In Bergamo's Lucrezia, Anduaga's high pianissimos sounded thrillingly hard won but suggested he was still mastering his large voice. He knows this is his chance to sand off some sharp edges. "I can make errors, experiment, and push myself in new directions. It helps that I don't need to constantly change between repertoire between performances. That is keeping me fresh."

That his long-term singing teacher, soprano Elena Barbé, is also his romantic partner, has been a bonus. Isolating together, they are preparing for his future engagements, including Così fan tutte for Seville in October (Ferrando). "Mozart obliges you to be technically perfect….You can't leave a single note in mid-air but have to join everything up. If you don't, it is no longer Mozart." 

He is also taking the time to immerse himself in literature and his record collection (discs of Così featuring Fritz Wunderlich and Matthew Polenzani are particular favorites). "I am reading about Mozart, about Il barbiere and Così. This is a unique chance to get inside the characters, to live with them, to speak about them and deconstruct them."

Born to musical parents, Anduaga joined San Sebastian's prestigious Orfeón Donostiarra choir at age eight, performing under the batons of Riccardo Chailly and Michael Tilson Thomas, among others, but also introducing him to Barbé, singing teacher to members of the choir. Twelve years his senior, Barbé to this day remains an essential guide. (The couple was due to marry in June, but postponed their wedding due to the health crisis.)

The influence of the master

After enrolling at the Musikene conservatory, Anduaga continued to study privately with her. He won a place in the 2016 Rossini Academy, where Alberto Zedda, a leading figure of the "Rossini renaissance," made a lasting impact. "Singing coloratura phrases that contain two-thousand notes requires brilliance and virtuosity. Zedda showed me you also need to provide color and phrasing.
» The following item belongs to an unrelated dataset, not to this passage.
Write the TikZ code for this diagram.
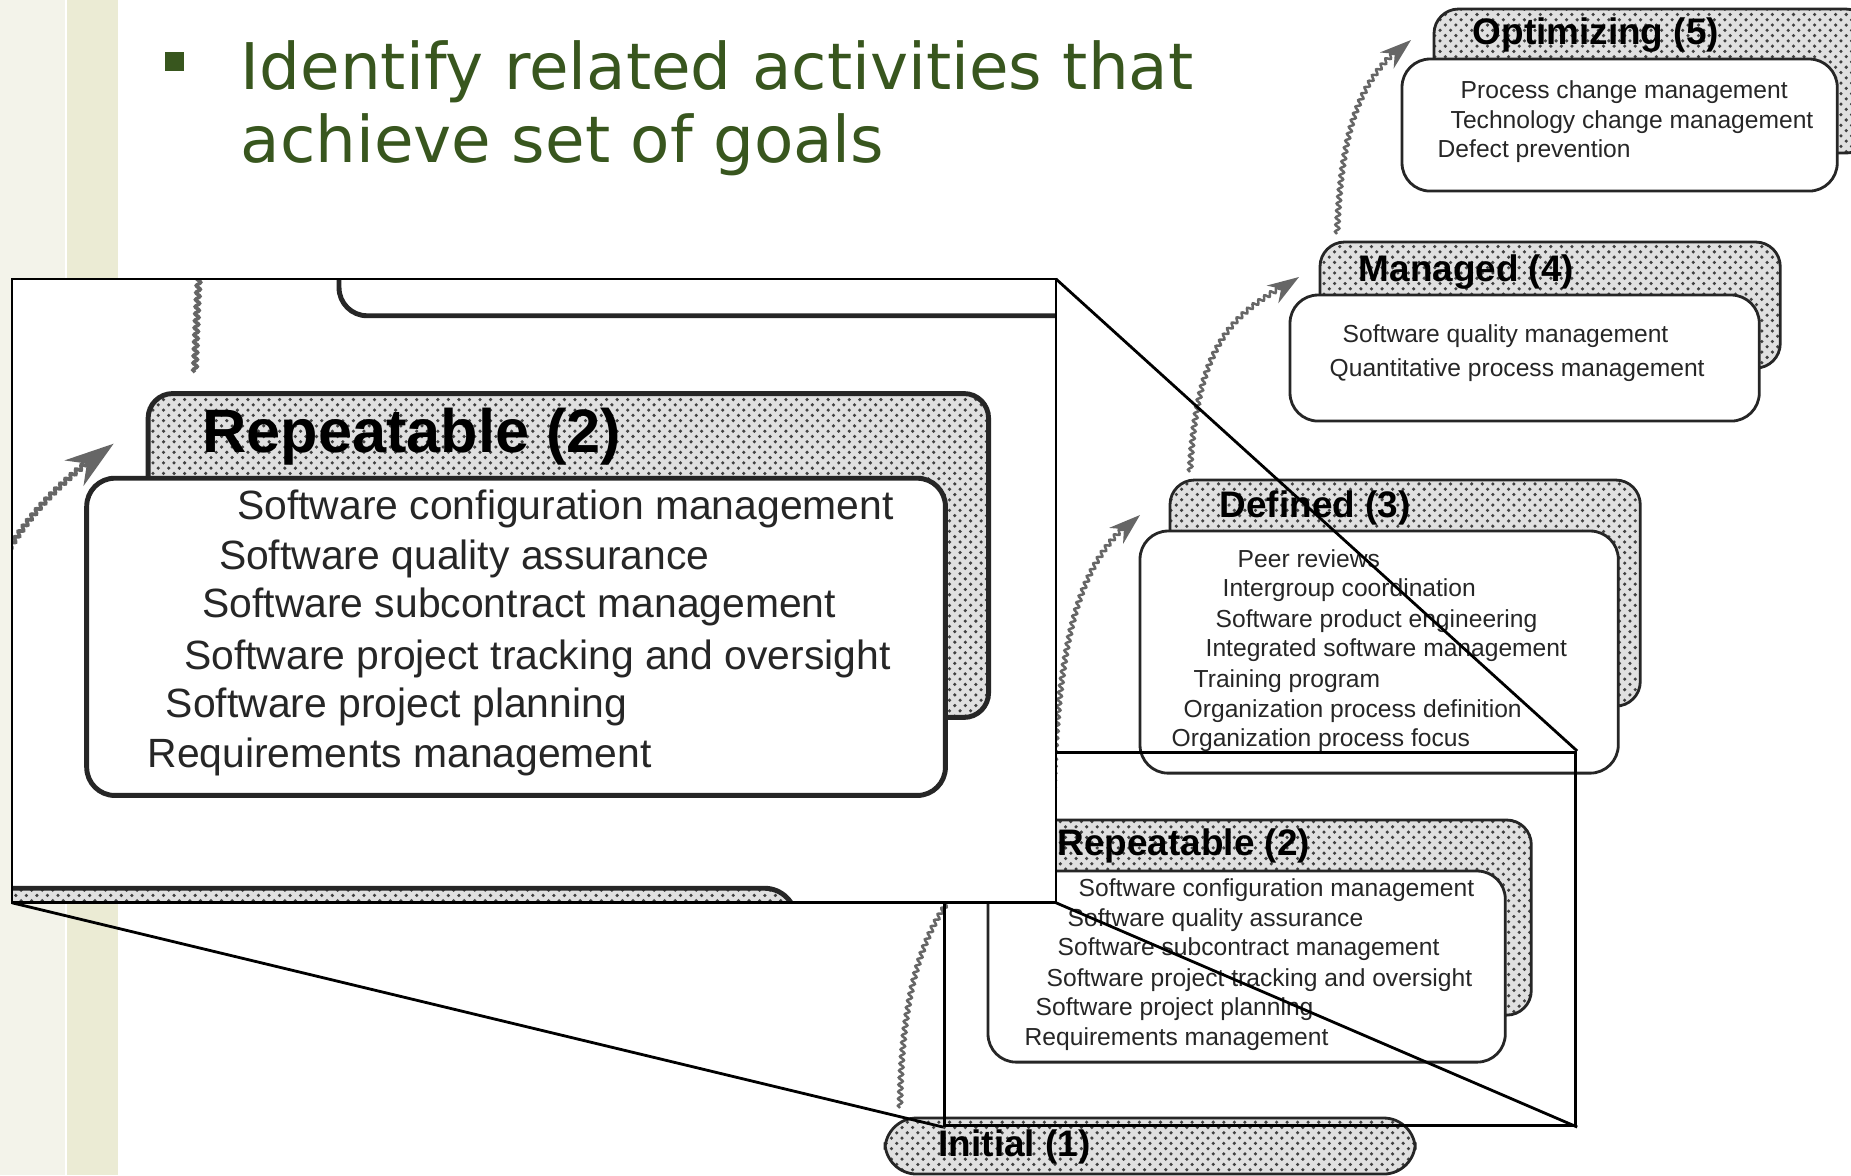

Without those, the music is dull."

Awareness of Spain's operatic legacy ultimately inspired Anduaga to pursue a career in singing. "Not all [aficianados] like the three tenors, but I loved them. Not least because two-thirds were Spanish. For a small country, Spain has produced so many musicians. Some kids are inspired by football players. For me it was the singers."

Anduaga won five awards at the Tenor Francisco Viñas Competition in 2017, and was awarded both first and Zarzuela prizes at Operalia last year. At Bergamo and Pesaro, singing alongside the likes of Pretty Yende, Jessica Pratt, and Flórez has provided further visibility and learning opportunities.

On numerous occasions during our conversations, Anduaga reiterated his belief in the importance of the family. That his San Sebastian-based parents have been off limits during the lockdown has underlined their centrality to his life. ("We are singers, but we are also people," Anduaga says.) Meanwhile, he is raring to get back to work. "You have to be ready to jump onstage at any moment. I am ready. I would be onstage now if I could."